Uscita l’Alfa-Bank, a sostenere il settore militare è arrivata la Russian Finance Corporation (Rfk), di proprietà di Rosoboronexport, che fa parte di Rostec, la holding statale nata nel 2007 che controlla 14 holding e 700 imprese. Dopo le sanzioni del 2014, non ha più accesso al mercato americano, tuttavia veicola soldi pubblici alle imprese da sostenere. È solo un esempio, ma la dice lunga su quanto sarà difficile tagliare il cordone ombelicale tra l’economia russa e quella occidentale per mettere in ginocchio Mosca, il regime di Putin e i suoi oligarchi, i quali peraltro sono già da tempo radicati in paradisi fiscali difficilmente controllabili. Il governo ha sviluppato un sistema chiamato Spfs (Sistema di trasferimento di messaggi finanziari) che copre il 20 per cento delle transazioni nazionali, consente quelle con i paesi satelliti dell’ex Urss e potrebbe collegarsi in un prossimo futuro a India, Iran, Cina.
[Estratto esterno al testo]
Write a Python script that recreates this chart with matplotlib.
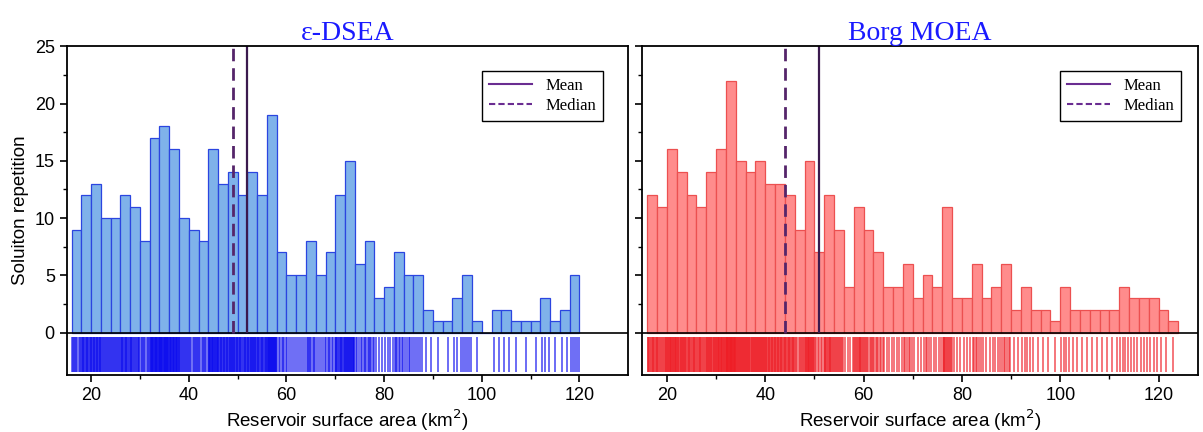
import numpy as np
import matplotlib.pyplot as plt
from matplotlib.lines import Line2D

# histogram counts (bin width 2 km^2, starting at 16)
bin_width = 2
dsea_start = 16
dsea_counts = [9, 12, 13, 10, 10, 12, 11, 8, 17, 18, 16, 10, 9, 8, 16, 13, 14, 12,
               14, 12, 19, 7, 5, 5, 8, 5, 7, 12, 15, 6, 8, 3, 4, 7, 5, 5, 2, 1,
               1, 3, 5, 1, 0, 2, 2, 1, 1, 1, 3, 1, 2, 5]
borg_start = 16
borg_counts = [12, 11, 16, 14, 12, 11, 14, 16, 22, 15, 14, 15, 13, 13, 12, 9, 15, 7,
               12, 9, 4, 11, 9, 7, 4, 4, 6, 3, 5, 4, 11, 3, 3, 6, 3, 4, 6, 2,
               4, 2, 2, 1, 4, 2, 2, 2, 2, 2, 4, 3, 3, 3, 2, 1]
dsea_mean, dsea_median = 52.0, 49.0
borg_mean, borg_median = 51.0, 44.0

titles = ['ε-DSEA', 'Borg MOEA']
xlims = [(15, 130), (15, 128)]


def rug_positions(start, counts):
    # spread each bin's solutions across the bin for the rug strip
    pos = []
    for i, n in enumerate(counts):
        lo = start + i * bin_width
        for k in range(n):
            pos.append(lo + (k + 0.5) * bin_width / n)
    return pos


plt.rcParams['font.family'] = ['Liberation Sans', 'DejaVu Sans']
fig = plt.figure(figsize=(12.03, 4.32), dpi=100)
ax1 = fig.add_axes([0.0554, 0.1319, 0.4669, 0.7609])
ax2 = fig.add_axes([0.5339, 0.1319, 0.4619, 0.7609])

panels = [
    (ax1, dsea_start, dsea_counts, dsea_mean, dsea_median, '#7fb2ea', '#2b45e0', '#0a0aee', 0.970),
    (ax2, borg_start, borg_counts, borg_mean, borg_median, '#ff8c8c', '#ec5050', '#ee1c24', 0.984),
]

for idx, (ax, start, counts, mean, median, face, edge, rugc, lg_x) in enumerate(panels):
    lefts = start + bin_width * np.arange(len(counts))
    ax.bar(lefts, counts, width=bin_width, align='edge', color=face,
           edgecolor=edge, linewidth=0.9)
    ax.vlines(rug_positions(start, counts), -3.4, -0.35, color=rugc,
              linewidth=1.2, alpha=0.7)
    ax.axhline(0, color='black', linewidth=1.2)
    ax.vlines(mean, 0, 25, color='#3b1a4e', linewidth=1.6)
    ax.vlines(median, 0, 25, color='#55256a', linewidth=2.0,
              linestyles=(0, (4.5, 2.5)))

    ax.set_xlim(*xlims[idx])
    ax.set_ylim(-3.7, 25)
    ax.set_xticks(np.arange(20, 121, 20))
    ax.set_xticks(np.arange(30, 121, 20), minor=True)
    ax.set_yticks(np.arange(0, 26, 5))
    ax.set_yticks(np.arange(2.5, 25, 5), minor=True)
    ax.tick_params(which='major', direction='out', length=5, width=1.2, labelsize=13)
    ax.tick_params(which='minor', direction='out', length=3, width=1.0)
    for s in ax.spines.values():
        s.set_linewidth(1.3)
    if idx == 1:
        ax.tick_params(axis='y', labelleft=False)
    ax.set_xlabel('Reservoir surface area (km$^2$)', fontsize=13.5, labelpad=3)
    ax.set_title(titles[idx], color='#1a1aff', fontsize=20,
                 family=['Liberation Serif', 'DejaVu Serif'], pad=3)

    handles = [Line2D([], [], color='#6a2c91', linewidth=1.5),
               Line2D([], [], color='#6a2c91', linewidth=1.5, linestyle=(0, (3, 1.5)))]
    leg = ax.legend(handles, ['Mean', 'Median'], loc='upper right',
                    bbox_to_anchor=(lg_x, 0.950), fancybox=False, framealpha=1,
                    edgecolor='black', prop={'family': 'Liberation Serif', 'size': 12},
                    handlelength=2.6, borderpad=0.4, labelspacing=0.25)
    leg.get_frame().set_linewidth(1.0)

ax1.set_ylabel('Soluiton repetition', fontsize=13.5, labelpad=4)

fig.savefig('out.png', dpi=100)
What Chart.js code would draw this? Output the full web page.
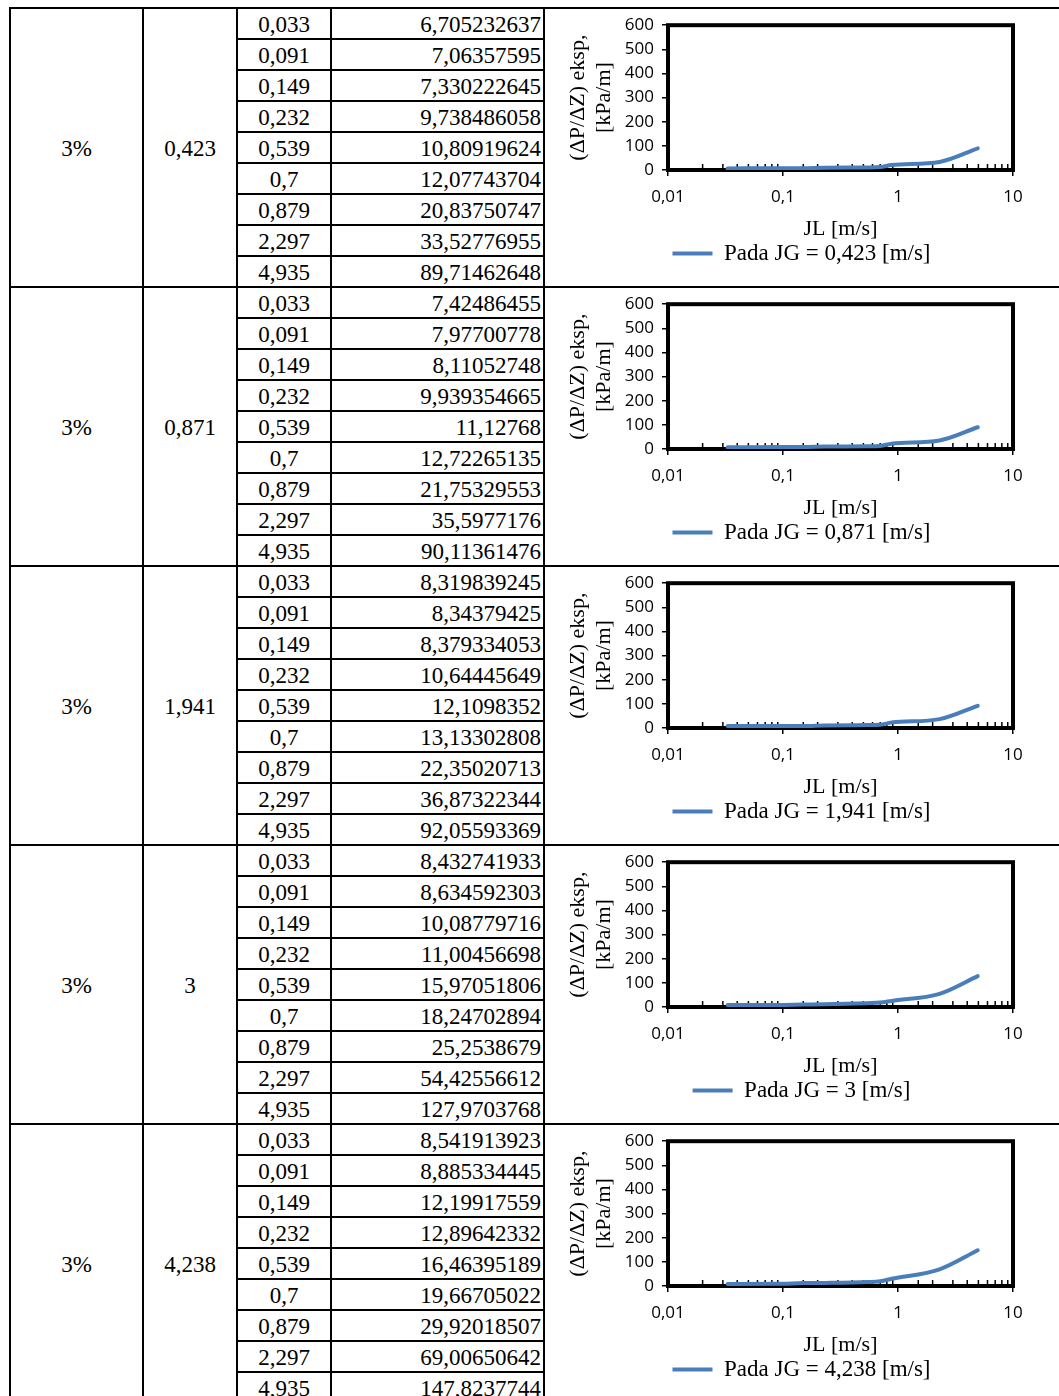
<!DOCTYPE html>
<html>
<head>
<meta charset="utf-8">
<script src="https://cdn.jsdelivr.net/npm/chart.js@4.4.1/dist/chart.umd.min.js"></script>
<style>
  html, body { margin: 0; padding: 0; background: #fff; width: 1059px; height: 1396px; overflow: hidden; position: relative; }
  table { position: absolute; left: 9px; top: 7px; width: 1134px; border-collapse: collapse; table-layout: fixed;
          font-family: 'Liberation Serif', 'Times New Roman', serif; font-size: 23px; color: #000; }
  td { border: 2px solid #000; padding: 2px 0 0 0; text-align: center; vertical-align: middle; line-height: 1; white-space: nowrap; }
  tr { height: 31px; }
  td.val { text-align: right; padding-right: 2px; }
  .chartBox { position: absolute; left: 544px; width: 515px; height: 279px; }
</style>
</head>
<body>
<table id="tbl"></table>
<div id="charts"></div>

<script>
const concentrations = ['3%', '3%', '3%', '3%', '3%'];
const jgValues = [0.423, 0.871, 1.941, 3, 4.238];
const jlValues = [0.033, 0.091, 0.149, 0.232, 0.539, 0.7, 0.879, 2.297, 4.935];

const dpJg0423 = [6.705232637, 7.06357595, 7.330222645, 9.738486058, 10.80919624, 12.07743704, 20.83750747, 33.52776955, 89.71462648];
const dpJg0871 = [7.42486455, 7.97700778, 8.11052748, 9.939354665, 11.12768, 12.72265135, 21.75329553, 35.5977176, 90.11361476];
const dpJg1941 = [8.319839245, 8.34379425, 8.379334053, 10.64445649, 12.1098352, 13.13302808, 22.35020713, 36.87322344, 92.05593369];
const dpJg3000 = [8.432741933, 8.634592303, 10.08779716, 11.00456698, 15.97051806, 18.24702894, 25.2538679, 54.42556612, 127.9703768];
const dpJg4238 = [8.541913923, 8.885334445, 12.19917559, 12.89642332, 16.46395189, 19.66705022, 29.92018507, 69.00650642, 147.8237744];
const seriesList = [dpJg0423, dpJg0871, dpJg1941, dpJg3000, dpJg4238];

const xMin = 0.01, xMax = 10;
const yMin = 0, yMax = 600, yStep = 100;
const yTitle = ['(ΔP/ΔZ) eksp,', '[kPa/m]'];
const xTitle = 'JL [m/s]';

const serif = "'Liberation Serif', 'Times New Roman', serif";
const sans = "'Open Sans', 'Noto Sans', sans-serif";
const lineColor = '#4a7ebb';

// angka pakai koma desimal
function fmt(v) {
  return String(v).replace('.', ',');
}

function isDecade(v) {
  const l = Math.log10(v);
  return Math.abs(l - Math.round(l)) < 1e-6;
}

// Tabel
function buildTable() {
  let html = '<colgroup><col style="width:133px"><col style="width:94px"><col style="width:94px"><col style="width:213px"><col style="width:600px"></colgroup>';
  jgValues.forEach((jg, g) => {
    jlValues.forEach((jl, i) => {
      html += '<tr>';
      if (i === 0) {
        html += `<td rowspan="9">${concentrations[g]}</td><td rowspan="9">${fmt(jg)}</td>`;
      }
      html += `<td>${fmt(jl)}</td><td class="val">${fmt(seriesList[g][i])}</td>`;
      if (i === 0) html += '<td rowspan="9"></td>';
      html += '</tr>';
    });
  });
  document.getElementById('tbl').innerHTML = html;
}

// bingkai plot + tick minor ke dalam
const framePlugin = {
  id: 'frame',
  beforeDatasetsDraw(chart) {
    const { ctx, chartArea: a, scales: { x } } = chart;
    ctx.save();
    ctx.strokeStyle = '#000';
    ctx.lineWidth = 1.5;
    x.ticks.forEach(t => {
      if (isDecade(t.value)) return;
      const px = x.getPixelForValue(t.value);
      ctx.beginPath();
      ctx.moveTo(px, a.bottom);
      ctx.lineTo(px, a.bottom - 6);
      ctx.stroke();
    });
    ctx.lineWidth = 4;
    ctx.strokeRect(a.left, a.top, a.right - a.left, a.bottom - a.top);
    ctx.restore();
  }
};

function makeChart(g) {
  const box = document.createElement('div');
  box.className = 'chartBox';
  box.style.top = Math.round(7 + g * 279) + 'px';
  const canvas = document.createElement('canvas');
  canvas.width = 515;
  canvas.height = 279;
  box.appendChild(canvas);
  document.getElementById('charts').appendChild(box);

  new Chart(canvas, {
    type: 'line',
    data: {
      datasets: [{
        label: `Pada JG = ${fmt(jgValues[g])} [m/s]`,
        data: jlValues.map((jl, i) => ({ x: jl, y: seriesList[g][i] })),
        borderColor: lineColor,
        backgroundColor: lineColor,
        borderWidth: 4,
        pointRadius: 0,
        cubicInterpolationMode: 'monotone',
        borderCapStyle: 'round',
        fill: false
      }]
    },
    options: {
      responsive: false,
      animation: false,
      devicePixelRatio: 1,
      layout: { padding: { top: 18, bottom: 11, left: 0, right: 0 } },
      scales: {
        x: {
          type: 'logarithmic',
          min: xMin,
          max: xMax,
          afterFit: s => { s.height = 72; },
          border: { display: false },
          grid: {
            drawOnChartArea: false,
            tickLength: 6,
            lineWidth: 1.5,
            color: c => (c.tick && isDecade(c.tick.value)) ? '#000' : 'rgba(0,0,0,0)'
          },
          ticks: {
            autoSkip: false,
            maxRotation: 0,
            padding: 11,
            color: '#000',
            font: { family: sans, size: 17 },
            callback: v => isDecade(v) ? fmt(v) : ''
          },
          title: {
            display: true,
            text: xTitle,
            color: '#000',
            font: { family: serif, size: 22, lineHeight: 1.2 },
            padding: { top: 0, bottom: 0 }
          }
        },
        y: {
          min: yMin,
          max: yMax,
          afterFit: s => { s.width = 124; },
          border: { display: false },
          grid: { drawOnChartArea: false, tickLength: 6, lineWidth: 1.5, color: '#000' },
          ticks: {
            stepSize: yStep,
            padding: 8,
            color: '#000',
            font: { family: sans, size: 17 }
          },
          title: {
            display: true,
            text: yTitle,
            color: '#000',
            font: { family: serif, size: 22, lineHeight: 1.2 },
            padding: { top: 21, bottom: 0 }
          }
        },
        // sumbu kosong di kanan supaya legenda tetap di tengah kanvas
        yRight: {
          position: 'right',
          display: true,
          afterFit: s => { s.width = 46; },
          border: { display: false },
          grid: { display: false },
          ticks: { display: false }
        }
      },
      plugins: {
        legend: {
          position: 'bottom',
          labels: {
            boxWidth: 40,
            boxHeight: 4,
            padding: 0,
            color: '#000',
            font: { family: serif, size: 23 },
            generateLabels: chart => Chart.defaults.plugins.legend.labels.generateLabels(chart)
              .map(l => ({ ...l, lineWidth: 0 }))
          }
        },
        tooltip: { enabled: false }
      }
    },
    plugins: [framePlugin]
  });
}

buildTable();
jgValues.forEach((jg, g) => makeChart(g));
</script>
</body>
</html>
Senza dimenticare che oggi c’è una variabile anch’essa fuori dai radar: l’arma delle criptovalute è già stata utilizzata ampiamente per finanziare soprattutto i gruppi combattenti ucraini, senza che nessuno potesse intervenire.

 

La Banca centrale russa aveva proposto di stringere i controlli sul proprio territorio, ma di fronte alle sanzioni che interrompono i circuiti ufficiali, bitcoin e i suoi fratelli possono diventare una scappatoia per gli oligarchi e il governo di Mosca già super attivo nel mondo digitale. Anche l’ipotesi di staccare la spina a internet e al circo dei social media dove la Russia è più arretrata rispetto alla Cina, è piena di controindicazioni. In ogni caso in un periodo relativamente breve gli hacker russi potrebbero trovare le loro risposte. Secondo una stima fatta nel 2014, all’epoca dell’annessione della Crimea, dall’ex ministro delle Finanze russo Alexei Kudrin, un’esclusione dallo Swift avrebbe comportato per l’economia russa la perdita immediata del 5 per cento del suo valore. Un colpo duro, ma assorbibile. L’economia russa ha un prodotto lordo annuo di 1.483 miliardi di dollari, l’Iran s’aggira sui 470 miliardi. Inoltre, l’aumento dei prezzi delle materie prime ha consentito alla Russia di accumulare riserve molto significative: quasi 630 miliardi di dollari. La sua bilancia dei pagamenti è ampiamente in attivo: 7 per cento del prodotto nazionale lordo, una quota tra le maggiori al mondo. 

 

Chiudere lo Swift potrebbe avere una ricaduta molto dura soprattutto in Europa. L’Italia è il quinto fornitore della Federazione russa, dopo Cina, Germania, Stati Uniti e Bielorussia, le esportazioni ammontano a 7 miliardi di euro l’anno che verrebbero perduti. Le banche europee si oppongono a un cordone finanziario che chiuda la Russia, le perdite per i crediti concessi mai più ripagati farebbero vacillare il capitale dei maggiori istituti. La Unicredit in Italia è molto esposta, si sta mettendo al riparo e ha rinunciato a possibili acquisizioni in Russia e in Ucraina; l’austriaca Raiffeisen Bank accumula capitale per far fronte all’impatto delle sanzioni; le banche tedesche sarebbero forse le più scosse. La vera “arma nucleare” in grado di mettere in ginocchio Putin sarebbe interrompere le importazioni del gas russo dal quale dipende per due terzi l’approvvigionamento di risorse finanziarie pregiate (per lo più in dollari). Ma la ricaduta sui mercati energetici, sull’inflazione e sull’Europa sarebbe di gran lunga peggiore della crisi petrolifera provocata dagli sceicchi negli anni Settanta.